NCAA student athlete compensation

When famed basketball player Ed O’Bannon wanted to talk to a lawyer about a video game, few realized the lasting impact it would have on college athletics. O’Bannon was bothered that no one had asked him for permission before including him - and thousands of other real-life college athletes - in Electronic Arts’ NCAA football and basketball videogames.

Electronic Arts was making millions with these realistic games, depicting actual players, without compensating O’Bannon or his fellow former college athletes because the NCAA, its member schools, and its corporate partners had all agreed not to share revenue with college athletes in any form.

Action

Spurred on by O’Bannon’s discoveries, Hausfeld filed a class action lawsuit alleging that the agreement among the NCAA, its member schools, and their commercial partners prohibiting current and former Division I men’s basketball and football players from receiving compensation for the use of their names, images, and likenesses constituted a violation of federal antitrust laws. Rather than allowing free and fair competition, the NCAA operated as a cartel, preventing athletes from licensing their own images for television broadcasts, rebroadcasts, and videogames.

Prior to this unconventional lawsuit, college athletes were generally regarded as “amateurs” undeserving of payment, despite the immense popularity of college athletics and the staggering resulting revenue to the NCAA and its member schools. As the media began to follow the O’Bannon lawsuit more closely, public opinion began to shift and people recognized the injustice of denying college athletes a portion of those staggering revenues. Time Magazine’s cover story in September 2013 declared “It’s Time to Pay Student Athletes,” and newspapers and commentators around the country echoed the call.

Outcome

After five years of litigation, the class that Hausfeld represented reached a $40 million settlement agreement with defendant Electronic Arts, leaving the NCAA as the remaining defendant. Following a three-week trial in California, Judge Claudia Wilken found that the NCAA “exercises market power, fixes prices, and restrains competition” and that its agreements had violated antitrust laws, ultimately ordering the NCAA to authorize additional payments of up to roughly $75 million each year to college athletes - in perpetuity. The Ninth Circuit Court of Appeals affirmed the NCAA’s violation of the antitrust laws and upheld critical injunctive relief.

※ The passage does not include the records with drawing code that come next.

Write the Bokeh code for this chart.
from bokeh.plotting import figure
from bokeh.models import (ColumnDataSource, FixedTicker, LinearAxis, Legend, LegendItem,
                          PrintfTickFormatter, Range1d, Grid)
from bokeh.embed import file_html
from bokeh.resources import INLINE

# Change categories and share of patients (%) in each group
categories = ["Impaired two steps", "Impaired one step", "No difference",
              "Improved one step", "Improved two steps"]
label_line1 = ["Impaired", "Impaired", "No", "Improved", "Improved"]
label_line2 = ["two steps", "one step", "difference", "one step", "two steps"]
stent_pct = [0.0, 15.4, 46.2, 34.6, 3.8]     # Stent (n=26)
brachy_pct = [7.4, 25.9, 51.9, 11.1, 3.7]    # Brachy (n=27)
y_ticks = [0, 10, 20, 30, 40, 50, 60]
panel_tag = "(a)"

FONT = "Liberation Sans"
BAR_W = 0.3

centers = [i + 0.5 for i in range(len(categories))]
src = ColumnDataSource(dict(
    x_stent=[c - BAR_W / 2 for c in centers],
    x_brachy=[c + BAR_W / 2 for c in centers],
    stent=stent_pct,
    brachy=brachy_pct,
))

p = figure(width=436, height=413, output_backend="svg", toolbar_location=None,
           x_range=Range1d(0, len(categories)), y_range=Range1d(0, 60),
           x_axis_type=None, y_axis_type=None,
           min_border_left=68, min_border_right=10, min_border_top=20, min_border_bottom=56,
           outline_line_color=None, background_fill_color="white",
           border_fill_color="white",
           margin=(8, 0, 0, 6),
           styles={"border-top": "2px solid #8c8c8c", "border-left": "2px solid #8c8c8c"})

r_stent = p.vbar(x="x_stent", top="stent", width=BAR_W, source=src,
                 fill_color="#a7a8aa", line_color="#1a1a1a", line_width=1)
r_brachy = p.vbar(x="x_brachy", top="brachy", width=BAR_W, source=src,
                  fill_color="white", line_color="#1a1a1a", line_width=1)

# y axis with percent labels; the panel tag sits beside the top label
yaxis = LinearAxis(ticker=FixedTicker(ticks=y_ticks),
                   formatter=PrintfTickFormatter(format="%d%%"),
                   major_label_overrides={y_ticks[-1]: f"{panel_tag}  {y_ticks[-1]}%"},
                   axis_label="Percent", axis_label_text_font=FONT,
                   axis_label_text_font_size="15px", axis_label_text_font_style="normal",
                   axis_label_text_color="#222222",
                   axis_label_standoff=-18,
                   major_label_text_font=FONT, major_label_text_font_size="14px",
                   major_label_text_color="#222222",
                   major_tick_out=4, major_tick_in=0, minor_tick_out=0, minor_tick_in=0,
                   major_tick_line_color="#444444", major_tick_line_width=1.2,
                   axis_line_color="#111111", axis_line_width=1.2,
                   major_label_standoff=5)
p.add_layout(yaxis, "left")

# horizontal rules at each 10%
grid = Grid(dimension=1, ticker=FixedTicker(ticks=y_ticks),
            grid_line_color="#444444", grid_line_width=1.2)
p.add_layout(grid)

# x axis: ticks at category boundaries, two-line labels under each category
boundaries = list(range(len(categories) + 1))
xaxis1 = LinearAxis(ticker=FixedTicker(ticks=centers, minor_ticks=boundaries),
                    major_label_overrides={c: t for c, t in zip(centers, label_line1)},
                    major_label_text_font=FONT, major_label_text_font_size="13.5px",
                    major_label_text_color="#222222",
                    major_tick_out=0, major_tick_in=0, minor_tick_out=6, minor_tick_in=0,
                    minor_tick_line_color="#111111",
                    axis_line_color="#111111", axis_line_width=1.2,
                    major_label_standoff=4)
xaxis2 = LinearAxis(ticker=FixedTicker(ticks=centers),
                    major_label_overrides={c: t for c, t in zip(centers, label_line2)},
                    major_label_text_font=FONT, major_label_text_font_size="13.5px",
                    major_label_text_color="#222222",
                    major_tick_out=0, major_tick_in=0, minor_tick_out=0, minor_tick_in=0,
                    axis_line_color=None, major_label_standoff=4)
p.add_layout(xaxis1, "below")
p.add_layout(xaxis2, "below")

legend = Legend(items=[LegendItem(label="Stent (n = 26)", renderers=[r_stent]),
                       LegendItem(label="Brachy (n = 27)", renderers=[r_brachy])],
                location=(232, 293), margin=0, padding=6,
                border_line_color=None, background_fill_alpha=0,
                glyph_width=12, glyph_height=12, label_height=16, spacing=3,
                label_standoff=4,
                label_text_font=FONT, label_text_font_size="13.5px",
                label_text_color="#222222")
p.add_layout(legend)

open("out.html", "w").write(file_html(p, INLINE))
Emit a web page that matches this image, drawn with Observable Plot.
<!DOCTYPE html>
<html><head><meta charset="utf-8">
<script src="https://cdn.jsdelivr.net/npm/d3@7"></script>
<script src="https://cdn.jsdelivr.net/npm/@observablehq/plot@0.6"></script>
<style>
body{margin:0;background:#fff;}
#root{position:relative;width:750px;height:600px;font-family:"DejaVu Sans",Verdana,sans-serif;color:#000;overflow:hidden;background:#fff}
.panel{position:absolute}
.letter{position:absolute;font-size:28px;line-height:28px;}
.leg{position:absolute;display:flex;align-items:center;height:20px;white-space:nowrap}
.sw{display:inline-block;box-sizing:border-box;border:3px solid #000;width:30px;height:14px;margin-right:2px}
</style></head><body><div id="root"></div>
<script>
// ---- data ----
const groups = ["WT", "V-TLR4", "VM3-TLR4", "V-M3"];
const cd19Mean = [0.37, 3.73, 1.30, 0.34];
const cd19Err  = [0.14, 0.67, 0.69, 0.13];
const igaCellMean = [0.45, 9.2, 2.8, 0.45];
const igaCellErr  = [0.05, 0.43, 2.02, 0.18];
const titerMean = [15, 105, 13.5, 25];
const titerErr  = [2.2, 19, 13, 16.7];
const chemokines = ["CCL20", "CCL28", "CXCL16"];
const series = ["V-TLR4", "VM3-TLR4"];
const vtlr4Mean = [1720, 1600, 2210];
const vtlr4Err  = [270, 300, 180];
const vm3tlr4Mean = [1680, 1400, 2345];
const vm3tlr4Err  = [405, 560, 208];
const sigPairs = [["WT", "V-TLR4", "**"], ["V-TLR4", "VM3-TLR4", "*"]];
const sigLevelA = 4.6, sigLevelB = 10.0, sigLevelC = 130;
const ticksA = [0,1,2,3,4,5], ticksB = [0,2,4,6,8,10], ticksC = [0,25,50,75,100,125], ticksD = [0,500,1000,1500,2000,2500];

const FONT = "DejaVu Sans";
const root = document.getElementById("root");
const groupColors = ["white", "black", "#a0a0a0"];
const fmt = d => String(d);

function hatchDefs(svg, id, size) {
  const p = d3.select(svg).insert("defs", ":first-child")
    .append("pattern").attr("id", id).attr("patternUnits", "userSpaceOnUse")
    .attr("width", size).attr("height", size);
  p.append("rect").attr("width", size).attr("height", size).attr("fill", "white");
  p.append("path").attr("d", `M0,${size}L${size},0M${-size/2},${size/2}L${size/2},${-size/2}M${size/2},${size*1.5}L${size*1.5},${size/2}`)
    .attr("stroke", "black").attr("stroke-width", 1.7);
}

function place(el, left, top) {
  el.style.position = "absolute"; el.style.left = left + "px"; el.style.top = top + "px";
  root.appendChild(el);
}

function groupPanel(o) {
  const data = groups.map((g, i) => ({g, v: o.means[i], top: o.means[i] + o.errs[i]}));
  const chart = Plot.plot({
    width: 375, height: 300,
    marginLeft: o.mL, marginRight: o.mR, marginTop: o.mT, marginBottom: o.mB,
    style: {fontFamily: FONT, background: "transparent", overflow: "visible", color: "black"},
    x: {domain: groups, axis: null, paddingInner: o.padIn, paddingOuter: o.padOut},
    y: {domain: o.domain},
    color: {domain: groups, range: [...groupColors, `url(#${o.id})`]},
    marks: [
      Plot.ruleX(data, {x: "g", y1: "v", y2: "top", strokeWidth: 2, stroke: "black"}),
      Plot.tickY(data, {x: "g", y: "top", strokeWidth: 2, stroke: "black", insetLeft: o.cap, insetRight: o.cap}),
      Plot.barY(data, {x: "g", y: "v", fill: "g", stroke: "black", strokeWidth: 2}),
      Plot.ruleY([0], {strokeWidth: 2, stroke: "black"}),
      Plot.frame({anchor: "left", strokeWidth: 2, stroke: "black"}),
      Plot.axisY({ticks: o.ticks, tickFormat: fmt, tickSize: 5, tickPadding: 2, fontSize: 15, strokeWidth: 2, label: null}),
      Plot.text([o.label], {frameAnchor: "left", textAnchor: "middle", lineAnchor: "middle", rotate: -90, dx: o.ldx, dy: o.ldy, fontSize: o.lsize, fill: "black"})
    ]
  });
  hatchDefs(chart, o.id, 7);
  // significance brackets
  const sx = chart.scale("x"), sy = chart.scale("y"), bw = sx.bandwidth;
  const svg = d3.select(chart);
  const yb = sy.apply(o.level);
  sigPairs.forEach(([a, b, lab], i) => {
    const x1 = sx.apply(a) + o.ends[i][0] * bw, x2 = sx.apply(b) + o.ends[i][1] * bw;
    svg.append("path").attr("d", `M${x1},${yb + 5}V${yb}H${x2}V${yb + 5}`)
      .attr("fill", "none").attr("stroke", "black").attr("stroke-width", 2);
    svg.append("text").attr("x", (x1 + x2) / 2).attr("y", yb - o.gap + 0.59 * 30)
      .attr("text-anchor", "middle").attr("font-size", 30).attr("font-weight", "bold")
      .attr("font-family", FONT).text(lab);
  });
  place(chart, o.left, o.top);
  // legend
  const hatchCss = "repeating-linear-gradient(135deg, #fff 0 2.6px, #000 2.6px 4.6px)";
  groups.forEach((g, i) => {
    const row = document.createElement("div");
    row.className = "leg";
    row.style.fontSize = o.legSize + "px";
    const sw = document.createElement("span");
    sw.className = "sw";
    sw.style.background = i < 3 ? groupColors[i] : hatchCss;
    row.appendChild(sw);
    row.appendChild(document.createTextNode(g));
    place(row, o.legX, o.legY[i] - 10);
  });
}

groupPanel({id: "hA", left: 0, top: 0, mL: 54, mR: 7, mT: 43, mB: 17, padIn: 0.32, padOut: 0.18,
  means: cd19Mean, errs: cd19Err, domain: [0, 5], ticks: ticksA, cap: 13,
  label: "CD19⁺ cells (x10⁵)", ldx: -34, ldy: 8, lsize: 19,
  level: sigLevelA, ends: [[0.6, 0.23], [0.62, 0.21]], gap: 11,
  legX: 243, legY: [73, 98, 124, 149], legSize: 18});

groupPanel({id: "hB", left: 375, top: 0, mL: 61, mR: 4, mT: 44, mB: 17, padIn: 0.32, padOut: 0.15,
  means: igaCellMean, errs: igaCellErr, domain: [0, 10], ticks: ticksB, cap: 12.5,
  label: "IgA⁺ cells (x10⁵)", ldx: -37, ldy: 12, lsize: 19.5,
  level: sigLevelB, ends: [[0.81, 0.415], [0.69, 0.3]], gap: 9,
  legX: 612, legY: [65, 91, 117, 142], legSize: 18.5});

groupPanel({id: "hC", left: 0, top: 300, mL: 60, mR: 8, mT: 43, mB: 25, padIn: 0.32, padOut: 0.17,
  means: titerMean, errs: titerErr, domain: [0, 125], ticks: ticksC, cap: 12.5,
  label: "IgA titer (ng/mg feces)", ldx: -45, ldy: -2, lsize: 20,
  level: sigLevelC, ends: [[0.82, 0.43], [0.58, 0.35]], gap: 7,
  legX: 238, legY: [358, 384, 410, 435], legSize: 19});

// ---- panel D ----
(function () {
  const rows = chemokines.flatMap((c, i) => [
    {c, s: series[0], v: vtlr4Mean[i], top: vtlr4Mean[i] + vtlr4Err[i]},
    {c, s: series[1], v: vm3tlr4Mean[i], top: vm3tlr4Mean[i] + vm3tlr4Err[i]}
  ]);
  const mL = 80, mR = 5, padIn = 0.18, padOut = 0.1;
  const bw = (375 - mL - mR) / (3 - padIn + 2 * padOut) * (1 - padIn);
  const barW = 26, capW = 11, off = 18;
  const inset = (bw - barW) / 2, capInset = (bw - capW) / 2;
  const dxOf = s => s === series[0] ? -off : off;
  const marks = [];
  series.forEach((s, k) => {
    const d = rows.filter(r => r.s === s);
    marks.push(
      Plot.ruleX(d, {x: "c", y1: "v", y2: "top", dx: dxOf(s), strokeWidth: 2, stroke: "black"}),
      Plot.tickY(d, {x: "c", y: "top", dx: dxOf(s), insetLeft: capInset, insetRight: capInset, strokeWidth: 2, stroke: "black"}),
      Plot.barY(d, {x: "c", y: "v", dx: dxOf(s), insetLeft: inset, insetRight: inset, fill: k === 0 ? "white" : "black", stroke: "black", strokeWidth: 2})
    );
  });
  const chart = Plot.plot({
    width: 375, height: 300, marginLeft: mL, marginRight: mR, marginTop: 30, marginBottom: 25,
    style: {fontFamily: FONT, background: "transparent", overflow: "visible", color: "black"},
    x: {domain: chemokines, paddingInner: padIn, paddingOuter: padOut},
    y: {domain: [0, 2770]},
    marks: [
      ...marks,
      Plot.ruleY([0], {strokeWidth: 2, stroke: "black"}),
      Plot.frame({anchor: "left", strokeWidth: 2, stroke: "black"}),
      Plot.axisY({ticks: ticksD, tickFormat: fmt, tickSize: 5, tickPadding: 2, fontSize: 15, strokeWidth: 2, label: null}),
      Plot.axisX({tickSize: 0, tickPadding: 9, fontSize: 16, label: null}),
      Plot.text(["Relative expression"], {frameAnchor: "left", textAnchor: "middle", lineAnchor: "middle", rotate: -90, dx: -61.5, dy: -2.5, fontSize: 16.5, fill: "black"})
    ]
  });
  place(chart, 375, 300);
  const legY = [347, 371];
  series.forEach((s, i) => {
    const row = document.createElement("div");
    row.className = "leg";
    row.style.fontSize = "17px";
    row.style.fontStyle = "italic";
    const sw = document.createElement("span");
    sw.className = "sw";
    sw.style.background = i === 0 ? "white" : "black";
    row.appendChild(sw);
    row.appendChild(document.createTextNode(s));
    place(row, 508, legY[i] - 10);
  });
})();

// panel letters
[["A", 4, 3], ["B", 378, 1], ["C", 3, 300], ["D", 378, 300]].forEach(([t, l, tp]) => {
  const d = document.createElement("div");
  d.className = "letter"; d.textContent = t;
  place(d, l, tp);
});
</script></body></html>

Following our trial team’s victory, Global Competition Review awarded Hausfeld its “Litigation of the Year – Non-Cartel Prosecution” recognition for this case, and the American Antitrust Institute likewise honored Hausfeld with its Outstanding Antitrust Litigation Achievement in Private Law Practice.

We are proud that our pioneering work accomplished lasting change and reform in college athletics, resulting in millions of dollars each year for college athletes to fund their education, cover travel and medical expenses, and secure pre-professional training as they enter the work force.  The national dialogue over paying college athletes continues today, and Hausfeld remains at its center, frequently called on as experts in the field to offer opinions and thought leadership on this important topic.